Lessons for Modern Systems

Facebook’s journey offers several practical lessons:

Start simple: The LAMP stack served Facebook well through its early growth. Premature optimisation would have been wasted effort.

Cache before you shard: Memcache provided years of additional capacity before sharding became necessary. Caching is far simpler to implement and operate.

Sharding is a last resort: The complexity cost is substantial. Exhaust simpler approaches first.

Pragmatic choices matter: Facebook kept MySQL as the persistent store even when building TAO. The operational knowledge, tooling, and reliability of MySQL outweighed any theoretical benefits of switching to purpose-built systems.

Abstraction layers help: As systems grow complex, intermediate layers (like TAO) can hide complexity from application developers while managing the underlying distributed systems.

Most businesses will never need Facebook-scale infrastructure. A well-configured MySQL instance on modern hardware can handle millions of users. Read replicas and caching scale this further. Understanding when these approaches suffice, and when more complex architectures become necessary, is part of building maintainable systems.

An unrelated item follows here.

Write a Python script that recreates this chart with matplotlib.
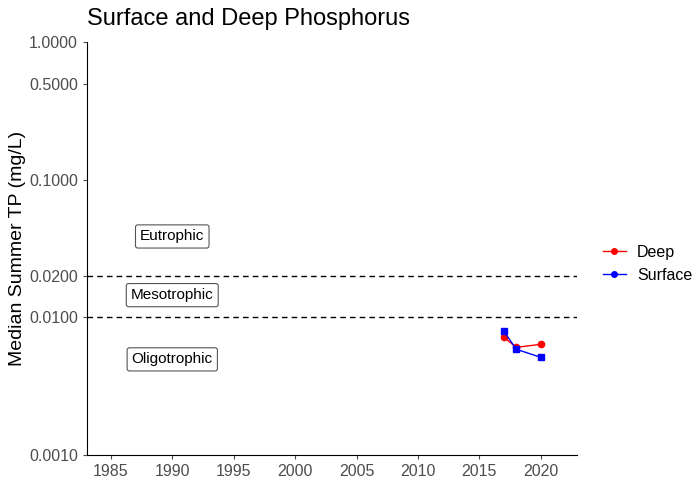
import matplotlib.pyplot as plt
from matplotlib.lines import Line2D

plt.rcParams['font.family'] = ['Liberation Sans', 'DejaVu Sans']

years = [2017, 2018, 2020]
deep = [0.00716, 0.00605, 0.00637]
surface = [0.0079, 0.00586, 0.00512]

thresholds = [0.01, 0.02]
zones = ["Eutrophic", "Mesotrophic", "Oligotrophic"]
zone_y = [0.0387, 0.0145, 0.00495]
zone_x = 1990

yticks = [0.001, 0.01, 0.02, 0.1, 0.5, 1.0]
xticks = list(range(1985, 2021, 5))

fig = plt.figure(figsize=(6.95, 4.84), dpi=100)
ax = fig.add_axes([0.125, 0.060, 0.705, 0.853])

for t in thresholds:
    ax.axhline(t, color='black', ls=(0, (4, 3)), lw=1)

for name, yy in zip(zones, zone_y):
    ax.text(zone_x, yy, name, ha='center', va='center', fontsize=11,
            bbox=dict(boxstyle='round,pad=0.3,rounding_size=0.15', fc='white', ec='#555555', lw=0.8))

ax.plot(years, deep, color='red', marker='o', ms=4.5, lw=1)
ax.plot(years, surface, color='blue', marker='s', ms=4.5, lw=1)

ax.set_yscale('log')
ax.set_ylim(0.001, 1.0)
ax.set_xlim(1983.05, 2022.93)
ax.set_yticks(yticks)
ax.set_yticklabels(['%.4f' % v for v in yticks])
ax.minorticks_off()
ax.set_xticks(xticks)

for s in ['top', 'right']:
    ax.spines[s].set_visible(False)
ax.tick_params(labelsize=11.5, colors='#4d4d4d', length=3)
ax.set_ylabel('Median Summer TP (mg/L)', fontsize=14, labelpad=2)
ax.set_title('Surface and Deep Phosphorus', fontsize=17, loc='left', x=0, pad=12)

handles = [Line2D([], [], color='red', marker='o', ms=4, lw=1),
           Line2D([], [], color='blue', marker='o', ms=4, lw=1)]
fig.legend(handles, ['Deep', 'Surface'], loc='center left', bbox_to_anchor=(0.868, 0.455),
           frameon=False, fontsize=11.5, handlelength=1.4, handletextpad=0.7,
           borderaxespad=0, borderpad=0)

fig.savefig('out.png', dpi=100)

The database scaling decisions your system needs depend on your specific constraints: query patterns, data size, geographic distribution requirements, and team capabilities. Facebook’s choices were right for Facebook’s constraints. Your choices will differ.

References

For those interested in the technical details:

“Scaling Memcache at Facebook” (NSDI 2013) - Details the memcache architecture and optimisations
“TAO: Facebook’s Distributed Data Store for the Social Graph” (USENIX ATC 2013) - The complete TAO system design
“Scaling services with Shard Manager” (Facebook Engineering Blog, 2020) - Modern shard management at scale

These papers demonstrate both the engineering challenges of extreme scale and the pragmatic solutions that emerge from real constraints.